I have an old 1965 1800ti motor in my garage. After disassembling it, I've noticed that the connecting rods are not the familiar H beam patter, but rather like a dull knife edge. The finish does not seem tampered with since it left the factory. So, they don't appear to be modified. I have a strong feeling that early M10 motors all shared this connecting rod construction. They look lighter, but I have yet to weigh them. Do any of you guys know anything about these early rods ?

 

Perhaps the metallurgy has improved for forged pistons. It's been a while since I had them and since I have attempted to build a motor other than stock.

 

I'm still looking forward for the day to build a stock spec 1600ti motor with the correct 1600ti pistons, carbs etc.
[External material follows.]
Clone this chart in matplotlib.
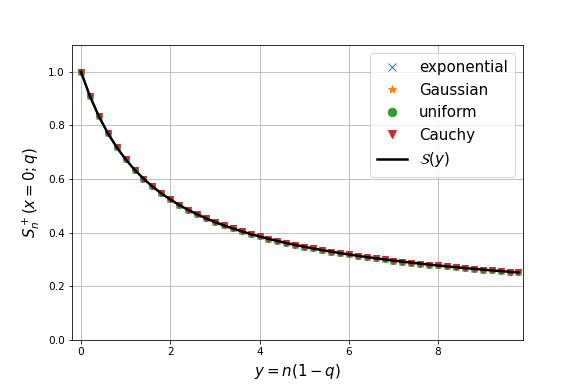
import numpy as np
import matplotlib
matplotlib.use("Agg")
import matplotlib.pyplot as plt

# y = n(1-q) grid where the walks were sampled
y_vals = [0.0, 0.2, 0.4, 0.6, 0.8, 1.0, 1.2, 1.4, 1.6, 1.8,
          2.0, 2.2, 2.4, 2.6, 2.8, 3.0, 3.2, 3.4, 3.6, 3.8,
          4.0, 4.2, 4.4, 4.6, 4.8, 5.0, 5.2, 5.4, 5.6, 5.8,
          6.0, 6.2, 6.4, 6.6, 6.8, 7.0, 7.2, 7.4, 7.6, 7.8,
          8.0, 8.2, 8.4, 8.6, 8.8, 9.0, 9.2, 9.4, 9.6, 9.8]

# scaling function S(y)
s_curve = [1.0000, 0.9092, 0.8342, 0.7715, 0.7186, 0.6737, 0.6350, 0.6016, 0.5723, 0.5466,
           0.5238, 0.5034, 0.4851, 0.4685, 0.4535, 0.4398, 0.4273, 0.4157, 0.4050, 0.3950,
           0.3858, 0.3771, 0.3690, 0.3614, 0.3543, 0.3475, 0.3411, 0.3351, 0.3294, 0.3239,
           0.3187, 0.3138, 0.3090, 0.3045, 0.3002, 0.2960, 0.2920, 0.2882, 0.2845, 0.2810,
           0.2776, 0.2743, 0.2711, 0.2680, 0.2651, 0.2622, 0.2594, 0.2567, 0.2541, 0.2516]

# simulated survival probabilities (all jump distributions collapse on S(y))
s_exponential = s_curve
s_gaussian = s_curve
s_uniform = s_curve
s_cauchy = s_curve

dpi = 72
fig = plt.figure(figsize=(581 / dpi, 388 / dpi), dpi=dpi)
ax = fig.add_subplot(1, 1, 1)
fig.subplots_adjust(left=0.124, right=0.9, bottom=0.124, top=0.884)

ms = 6
ax.plot(y_vals, s_exponential, 'x', color='C0', ms=ms, label='exponential')
ax.plot(y_vals, s_gaussian, '*', color='C1', ms=ms, label='Gaussian')
ax.plot(y_vals, s_uniform, 'o', color='C2', ms=ms, label='uniform')
ax.plot(y_vals, s_cauchy, 'v', color='C3', ms=ms, label='Cauchy')
ax.plot(y_vals, s_curve, '-', color='k', lw=2.5, label=r'$\mathcal{S}(y)$')

ax.set_xlim(-0.2, 9.9)
ax.set_ylim(0, 1.1)
ax.set_xticks([0, 2, 4, 6, 8])
ax.set_yticks([0.0, 0.2, 0.4, 0.6, 0.8, 1.0])
ax.tick_params(labelsize=10.5)
ax.grid(True, color='#c0c0c0', lw=1.0)
ax.set_xlabel(r'$y=n(1-q)$', fontsize=15, labelpad=5)
ax.set_ylabel(r'$S_n^+(x=0;q)$', fontsize=15, labelpad=6)
ax.legend(loc='upper right', fontsize=15, markerscale=1.4, borderpad=0.5)

fig.savefig("out.png", dpi=dpi)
I've searched for 1600Ti pistons as well....I've only ever found this

https://www.oldtimer-motorenteile.com/product_info.php?language=en&info=p2428_pistons-bmw-1600-ti--67---68.html

 

I never got to the point of seriously inquiring about them though

 

My 1600 has a stock motor....about the only mod is a Tii exhaust manifold, as the Stahl header that was on the car when I bought it started coming apart at the seams. I put in a 5 speed, and it pretty much perfect. Its fun and easy to drive (loves to rev!)...will cruise 80-90 mph no prob. I have heard stories about the 118 heads burn up exhaust valves a little on the quick side when run consistently @ 4k rpm (like a 4 speed 1600 would on the freeway) Any truth to this?